Though it is merchants who have to pay for the use of credit cards, we all pay for the credit card industry through higher prices charged by merchants. What rational person would not want to get some of that money back, if the banks let you do it?

I confess that I have two rewards card. Each year I earn a significant sum from my Bank of America rewards card by paying the full balance each month and collecting the rewards. Recently I acquired an Amazon Prime rewards card. I really didn’t want another credit card, but 5 percent cash back on everything I buy from Amazon and Whole Foods was just too good a deal to turn down, since Amazon and Whole Foods are my two main supply lines. And, strangely enough, Bank of America even sweetened the deal a bit last month by allowing customers to choose their 3 percent category, with online shopping as one of the categories. That probably was to compete with Amazon’s card. But the difference between 5 percent and 3 percent was too much to pass up.

The unfairness built into this system is apparent. Those who are financially stronger are making money off of those who are financially weaker, through higher prices on virtually everything from groceries to gasoline. Does that mean that I should abstain from using a rewards card? No, because the rewards that I don’t collect would be pocketed by the bank, not by the poor.

Instead, we should demand financial reform that is fair to the poor and less harsh on merchants — at the banks’ expense. If that means an end to rewards cards, I’ll understand. As long as merchants reduced their prices to reflect reduced expenses for accepting credit cards (would they?) then we’d still get the money back through lower prices.

3 Comments

  1. Dan wrote:

    For the poor, aside from obviously not having the assets or capital to save, invest, and earn gains or dividends, they don’t have the financial guile to better serve themselves even with the most basic financial concepts.
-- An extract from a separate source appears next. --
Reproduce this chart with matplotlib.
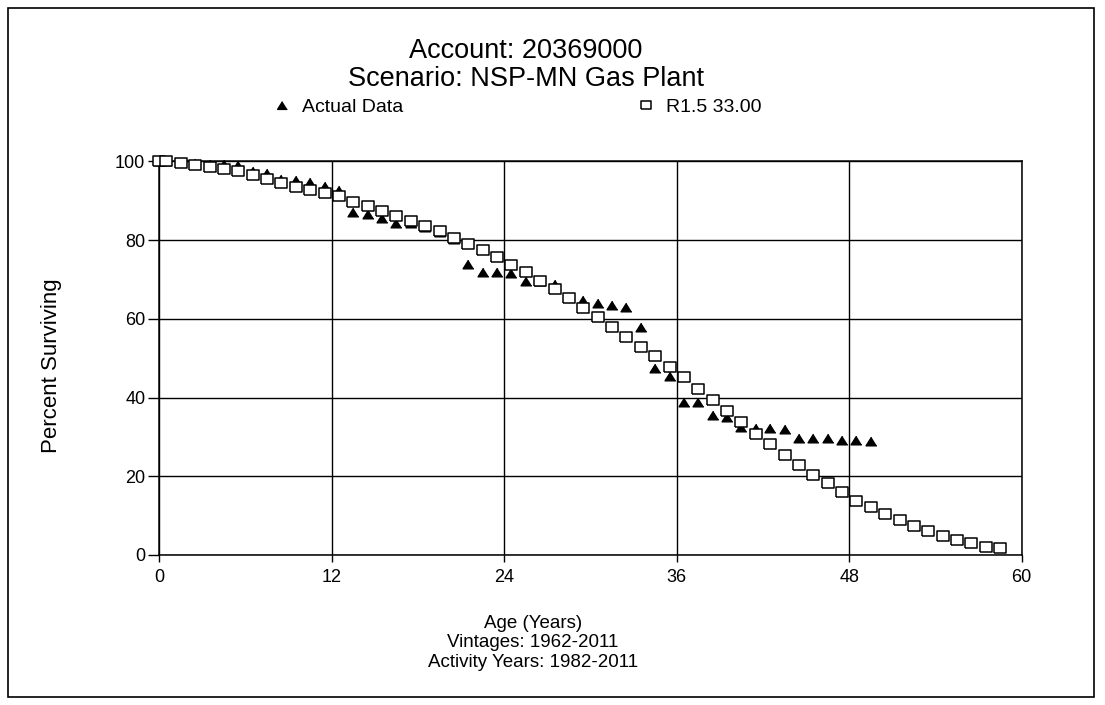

For example, brick and mortar banks are commonly used by everyone but especially the working class that still cash paper checks. Going inside a bank is a ritual for some, but those don’t pay much interest compared to online banks with the low overhead that allows them to pay higher rates on savings accounts. Savings accounts with online banks pay more than 2% compared to brick and mortar which pay maybe 1% but I suspect much less (~.25% or less). That combined with the prospect of inflation and the growing use of debt over the past few years has dug quite a hole for lower income earners.

    Tuesday, March 5, 2019 at 9:34 am | Permalink
  2. daltoni wrote:

    Dan: I agree. The lack of financial knowledge (and financial guile, a good thing) are lacking, and not just with the poor. Our schools really ought to teach civics and survival-level economics.

    I have been a Bank of America customer since 1991, when I was in San Francisco and when BOA was still the hometown bank. All that has changed, but BOA now has excellent online banking, which is why I have remained with them. Charles Schwab, same thing — everything can be done on line. These days one rarely even needs ATMs. Schwab Bank, which has no ATMs (at least around here), even pays ATM fees. It’s an oddly cool deal — banks make money while (at least some) customers make money off the bank.

    Tuesday, March 5, 2019 at 10:00 am | Permalink
  3. Dan wrote:

    Rural customers who tend to vote conservative enjoy their little hometown banks. They go inside, they know the tellers, they can shoot the breeze, all the while the bank executives are trying to keep their rates just high enough to compete and get some lending going to increase the ability to move cash into assets, and one day get a big enough footprint to be bought out with a golden parachute, probably leaving at least one empty branch. The system is rigged.

    I agree regarding the financial knowledge and basic economics. Personal finance should be mandatory, and some macroeconomics about international trade and interest rates so maybe they’ll get an idea of how deficits and surpluses work in our favor and maybe learn to ignore the harping by pundits.